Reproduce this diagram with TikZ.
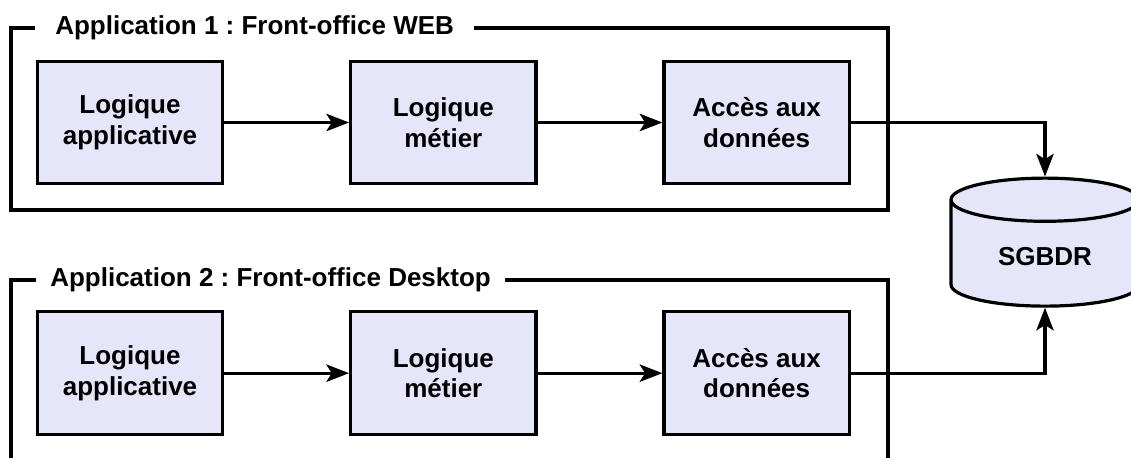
\documentclass[tikz,border=0pt]{standalone}
\usepackage{fontspec}
\setmainfont{Liberation Sans}
\frenchspacing
\usetikzlibrary{positioning,shapes.geometric,arrows.meta}
\definecolor{layerfill}{RGB}{230,230,250}
\newcommand{\diagfont}{\fontsize{19.5}{23}\selectfont\bfseries}
\tikzset{layer/.style={draw, fill=layerfill, line width=2.4pt, minimum width=139pt,
    minimum height=92pt, align=center, font=\diagfont},
  database/.style={cylinder, shape border rotate=90, draw, fill=layerfill, line width=2.4pt,
    aspect=0.42, minimum width=141pt, minimum height=96pt, font=\diagfont},
  link/.style={line width=2.4pt, -{Stealth[length=17pt,width=13pt,inset=4pt]}},
  frame/.style={line width=2.4pt},
  apptitle/.style={anchor=west, font=\diagfont}
}

\begin{document}
\begin{tikzpicture}[x=0.75pt, y=-0.75pt, node distance=188pt and 235pt, on grid]
        \useasboundingbox (0,0) rectangle (1131,457);

        % application 1
        \node[layer]                      (appliA)   at (130,122.5) {Logique\\applicative};
        \node[layer, right=of appliA]     (metierA)                 {Logique\\métier};
        \node[layer, right=of metierA]    (donneesA)                {Accès aux\\données};
        % application 2
        \node[layer, below=of appliA]     (appliB)                  {Logique\\applicative};
        \node[layer, right=of appliB]     (metierB)                 {Logique\\métier};
        \node[layer, right=of metierB]    (donneesB)                {Accès aux\\données};

        \node[database] (sgbdr) at (1045,257) {SGBDR};

        \node[apptitle, inner xsep=15pt]   (titreA) at (35,28)  {Application 1 : Front-office WEB};
        \node[apptitle, inner xsep=10.5pt] (titreB) at (36,280) {Application 2 : Front-office Desktop};

        \draw[frame] (titreA.east) -- (888,28) -- (888,210) -- (11,210) -- (11,28) -- (titreA.west);
        \draw[frame] (titreB.east) -- (888,280) -- (888,470);
        \draw[frame] (titreB.west) -- (11,280) -- (11,470);

        \draw[link] (appliA)   -- (metierA);
        \draw[link] (metierA)  -- (donneesA);
        \draw[link] (donneesA) -| (sgbdr.north);
        \draw[link] (appliB)   -- (metierB);
        \draw[link] (metierB)  -- (donneesB);
        \draw[link] (donneesB) -| (sgbdr.south);
\end{tikzpicture}
\end{document}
=-=-=
- **TASK TO COMPLETE**: Return the whole listing, word for word, and leave out every picture.

- **ANSWER BELOW**:
Reproduce this diagram with TikZ.
\documentclass[tikz,border=0pt]{standalone}
\usepackage{fontspec}
\setmainfont{Liberation Sans}
\frenchspacing
\usetikzlibrary{positioning,shapes.geometric,arrows.meta}
\definecolor{layerfill}{RGB}{230,230,250}
\newcommand{\diagfont}{\fontsize{19.5}{23}\selectfont\bfseries}
\tikzset{layer/.style={draw, fill=layerfill, line width=2.4pt, minimum width=139pt,
    minimum height=92pt, align=center, font=\diagfont},
  database/.style={cylinder, shape border rotate=90, draw, fill=layerfill, line width=2.4pt,
    aspect=0.42, minimum width=141pt, minimum height=96pt, font=\diagfont},
  link/.style={line width=2.4pt, -{Stealth[length=17pt,width=13pt,inset=4pt]}},
  frame/.style={line width=2.4pt},
  apptitle/.style={anchor=west, font=\diagfont}
}

\begin{document}
\begin{tikzpicture}[x=0.75pt, y=-0.75pt, node distance=188pt and 235pt, on grid]
        \useasboundingbox (0,0) rectangle (1131,457);

        % application 1
        \node[layer]                      (appliA)   at (130,122.5) {Logique\\applicative};
        \node[layer, right=of appliA]     (metierA)                 {Logique\\métier};
        \node[layer, right=of metierA]    (donneesA)                {Accès aux\\données};
        % application 2
        \node[layer, below=of appliA]     (appliB)                  {Logique\\applicative};
        \node[layer, right=of appliB]     (metierB)                 {Logique\\métier};
        \node[layer, right=of metierB]    (donneesB)                {Accès aux\\données};

        \node[database] (sgbdr) at (1045,257) {SGBDR};

        \node[apptitle, inner xsep=15pt]   (titreA) at (35,28)  {Application 1 : Front-office WEB};
        \node[apptitle, inner xsep=10.5pt] (titreB) at (36,280) {Application 2 : Front-office Desktop};

        \draw[frame] (titreA.east) -- (888,28) -- (888,210) -- (11,210) -- (11,28) -- (titreA.west);
        \draw[frame] (titreB.east) -- (888,280) -- (888,470);
        \draw[frame] (titreB.west) -- (11,280) -- (11,470);

        \draw[link] (appliA)   -- (metierA);
        \draw[link] (metierA)  -- (donneesA);
        \draw[link] (donneesA) -| (sgbdr.north);
        \draw[link] (appliB)   -- (metierB);
        \draw[link] (metierB)  -- (donneesB);
        \draw[link] (donneesB) -| (sgbdr.south);
\end{tikzpicture}
\end{document}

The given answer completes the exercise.